Entre les mois d’avril et de décembre 2022, les engagements de la Banque en faveur de nouveaux prêts en faveur de la sécurité alimentaire et nutritionnelle avaient passé la barre des 12 milliards de dollars, ce soutien étant principalement dirigé vers l’Afrique, l’une des régions les plus durement touchées par la crise alimentaire. Et, un an après son annonce, la Banque a atteint son objectif de 30 milliards d’engagements. En voici quelques exemples :

  1. Le programme de résilience des systèmes alimentaires en Afrique de l’Ouest (766 millions de dollars) vise à mieux anticiper les risques d’insécurité alimentaire et à améliorer la résilience des systèmes agricoles. Il s’emploie notamment à développer les services de conseil numérique pour la prévention et la gestion des crises agricoles et alimentaires, renforcer les capacités d’adaptation des acteurs des filières agricoles et investir dans l’intégration des marchés et les échanges régionaux afin d’accroître la sécurité alimentaire. Un financement additionnel de 345 millions de dollars est actuellement en préparation pour le Sénégal, la Sierra Leone et le Togo.
  2. La deuxième phase du projet pour la sécurité alimentaire et la résilience au Yémen a bénéficié d’un don supplémentaire de 150 millions de dollars (a), qui aidera à faire face à l’insécurité alimentaire, à renforcer la résilience à protéger les moyens de subsistance.
  3. Au Tadjikistan, une aide supplémentaire de 50 millions de dollars (a) contribuera à atténuer les effets de l’insécurité alimentaire et nutritionnelle sur les ménages et à renforcer la résilience de l’agriculture.
  4. En Jordanie, un projet d’un montant de 125 millions de dollars (a) a pour objectif de renforcer le développement du secteur agricole tout en améliorant la résilience climatique, en accroissant la compétitivité et l’inclusion et en assurant la sécurité alimentaire à moyen et long terme.
  5. En Bolivie, un projet d’un montant de 300 millions de dollars permettra d’améliorer la sécurité alimentaire, l’accès aux marchés et l’adoption de pratiques agricoles climato-intelligentes.
  6. Un prêt de 315 millions de dollars aidera le Tchad, le Ghana et la Sierra Leone à mieux faire face à l’insécurité alimentaire et à améliorer la résilience de leurs systèmes agricoles.
  7. Le projet d’appui d’urgence pour la sécurité alimentaire et la résilience, d’un montant de 500 millions de dollars, va accompagner les efforts déployés par l’Égypte en vue d’assurer la continuité de l’approvisionnement en pain des ménages pauvres et vulnérables, renforcer la résilience du pays aux crises alimentaires et soutenir des réformes nécessaires pour améliorer les résultats en matière de nutrition.
  8. Un prêt de 130 millions de dollars en faveur de la Tunisie vise à atténuer les répercussions de la guerre en Ukraine en finançant des importations de blé tendre qui sont vitales pour le pays et en fournissant un soutien d’urgence pour couvrir les importations d’orge pour la production laitière et les besoins en semences des petits exploitants agricoles pour la prochaine campagne céréalière.
  9. Le programme de résilience des systèmes alimentaires pour l’Afrique de l’Est et australe, doté de 2,3 milliards de dollars, aide les pays de la région à accroître la résilience de leurs systèmes alimentaires et leur capacité à agir contre la montée de l’insécurité alimentaire. Il permettra d’améliorer les stratégies interorganisations de riposte aux crises alimentaires, d’intensifier les efforts à moyen et long terme en faveur d’une production agricole résiliente, d’un développement durable des ressources naturelles et d’un accès élargi au marché, et de mettre davantage l’accent sur la résilience des systèmes alimentaires dans l’élaboration des politiques.

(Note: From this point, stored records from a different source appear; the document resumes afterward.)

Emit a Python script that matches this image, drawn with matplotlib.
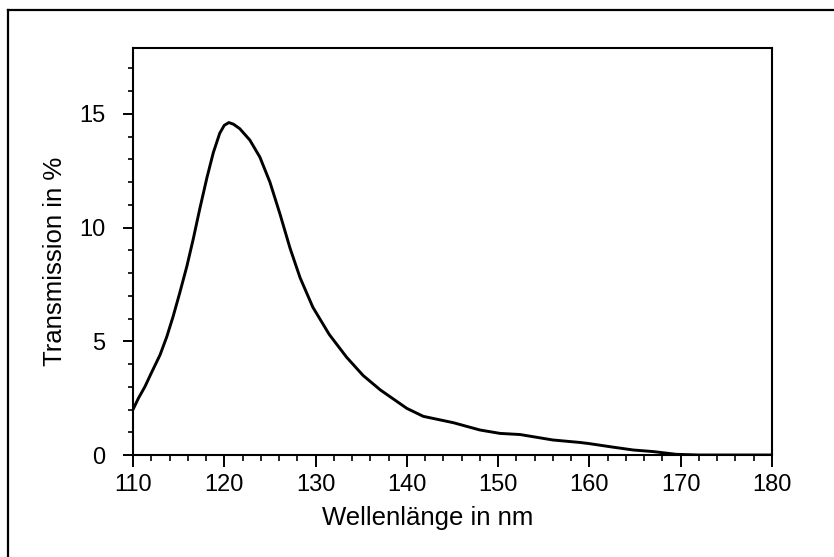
import matplotlib.pyplot as plt
from matplotlib.lines import Line2D

plt.rcParams['font.family'] = ['Liberation Sans', 'DejaVu Sans']

# transmission spectrum
wavelength = [110, 110.6, 111.3, 112.0, 112.96, 113.7, 114.4, 115.1, 115.9, 116.6,
              117.3, 118.1, 118.8, 119.5, 120.0, 120.5, 121.0, 121.7, 122.8, 123.9,
              125.0, 126.1, 127.2, 128.3, 129.7, 131.5, 133.4, 135.2, 137.1, 140.0,
              141.8, 145.1, 148.0, 150.2, 152.4, 156.0, 159.0, 160.0, 162.5, 164.8,
              167.0, 169.5, 172, 176, 180]
transmission = [2.0, 2.5, 3.0, 3.6, 4.4, 5.2, 6.1, 7.1, 8.3, 9.5,
                10.8, 12.2, 13.3, 14.15, 14.5, 14.62, 14.55, 14.35, 13.85, 13.1,
                12.0, 10.6, 9.1, 7.8, 6.5, 5.3, 4.3, 3.5, 2.86, 2.05,
                1.7, 1.42, 1.1, 0.95, 0.9, 0.66, 0.55, 0.5, 0.35, 0.22,
                0.15, 0.03, 0, 0, 0]

xticks = [110, 120, 130, 140, 150, 160, 170, 180]
yticks = [0, 5, 10, 15]
xlabel = 'Wellenlänge in nm'
ylabel = 'Transmission in %'

W, H = 834, 557
fig = plt.figure(figsize=(W / 100, H / 100), dpi=100)

# outer frame of the scanned figure
fig.add_artist(Line2D([8 / W, 8 / W], [0, 1 - 10 / H], color='black', lw=1.6))
fig.add_artist(Line2D([8 / W, 1], [1 - 10 / H, 1 - 10 / H], color='black', lw=1.6))

ax = fig.add_axes([133 / W, 1 - 455 / H, (772 - 133) / W, (455 - 48) / H])
ax.patch.set_visible(False)

ax.plot(wavelength, transmission, color='black', lw=2.1,
        solid_joinstyle='round', solid_capstyle='round')

ax.set_xlim(110, 180)
ax.set_ylim(0, 17.9)
ax.set_xticks(xticks)
ax.set_yticks(yticks)
ax.set_xticks(range(110, 181, 2), minor=True)
ax.set_yticks(range(0, 18), minor=True)

for sp in ax.spines.values():
    sp.set_linewidth(1.5)

ax.tick_params(axis='x', which='major', direction='out', length=8.5, width=1.4,
               labelsize=17, pad=5)
ax.tick_params(axis='x', which='minor', direction='out', length=4.3, width=1.2)
ax.tick_params(axis='y', which='major', direction='out', length=7, width=1.4,
               labelsize=17, pad=13)
ax.tick_params(axis='y', which='minor', direction='out', length=3.6, width=1.2)

fig.text(428 / W, 1 - 525 / H, xlabel, fontsize=18.5, ha='center', va='baseline')
fig.text(55 / W, 1 - 261 / H, ylabel, fontsize=18.5, ha='center', va='center',
         rotation=90)

fig.savefig('out.png', dpi=100)
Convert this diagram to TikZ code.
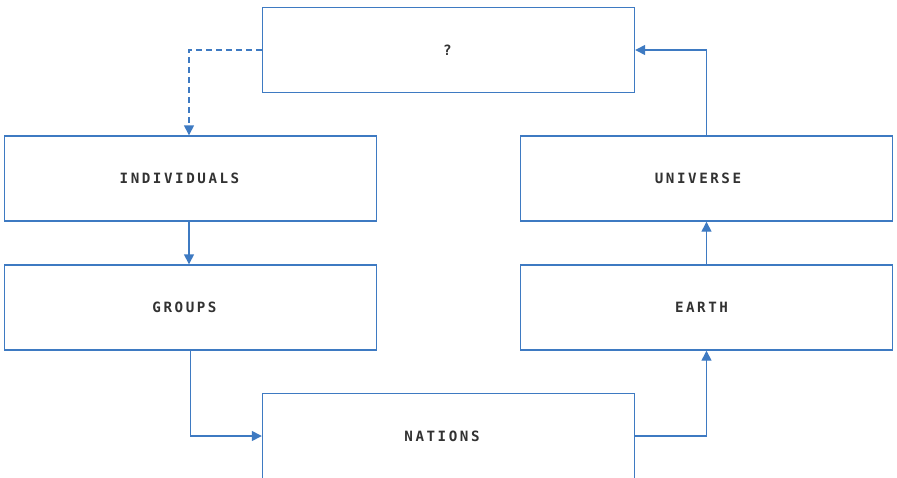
\documentclass[tikz,border=0pt]{standalone}
\usepackage{fontspec}
\setmonofont{DejaVu Sans Mono}[LetterSpace=18]
\usetikzlibrary{arrows.meta}
\definecolor{lineblue}{RGB}{62,122,194}
\definecolor{txtgray}{RGB}{50,50,50}
\newcommand{\lbl}[2]{#1\hspace*{#2pt}}
\begin{document}
\begin{tikzpicture}[x=1pt,y=-1pt,
  box/.style={draw=lineblue, line width=1.4pt, minimum width=372pt, minimum height=85pt, inner sep=0pt,
    font=\ttfamily\bfseries\fontsize{14.2}{16}\selectfont, text=txtgray},
  conn/.style={draw=lineblue, line width=1.4pt, -{Triangle[length=10pt,width=10pt]}},
  dconn/.style={conn, dash pattern=on 6pt off 4pt}]
\useasboundingbox (0,0) rectangle (897,477);
\node[box] (q) at (448.5,50) {\lbl{?}{2}};
\node[box] (ind) at (190.5,178.5) {\lbl{INDIVIDUALS}{22}};
\node[box] (grp) at (190.5,307.5) {\lbl{GROUPS}{12}};
\node[box] (uni) at (706.5,178.5) {\lbl{UNIVERSE}{17}};
\node[box] (earth) at (706.5,307.5) {\lbl{EARTH}{10}};
\node[box] (nat) at (448.5,436) {\lbl{NATIONS}{13}};
\draw[dconn] (q.west) -| ([xshift=-1.5pt]ind.north);
\draw[conn] ([xshift=-1.5pt]ind.south) -- ([xshift=-1.5pt]grp.north);
\draw[conn] (grp.south) |- (nat.west);
\draw[conn] (nat.east) -| (earth.south);
\draw[conn] (earth.north) -- (uni.south);
\draw[conn] (uni.north) |- (q.east);
\end{tikzpicture}
\end{document}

Au mois de mai, le Groupe de la Banque mondiale et la présidence du G7 ont officialisé le lancement de l’Alliance mondiale pour la sécurité alimentaire (a), une initiative conjointe qui vise à mobiliser une action immédiate et concertée face à cette crise. Cette Alliance a mis au point un tableau de bord sur la sécurité alimentaire et nutritionnelle dans le monde (a), qui est accessible au grand public et fournit des informations actualisées aux décideurs mondiaux et locaux pour aider à améliorer la coordination des moyens financiers et des mesures mises en œuvre en réponse à la crise alimentaire.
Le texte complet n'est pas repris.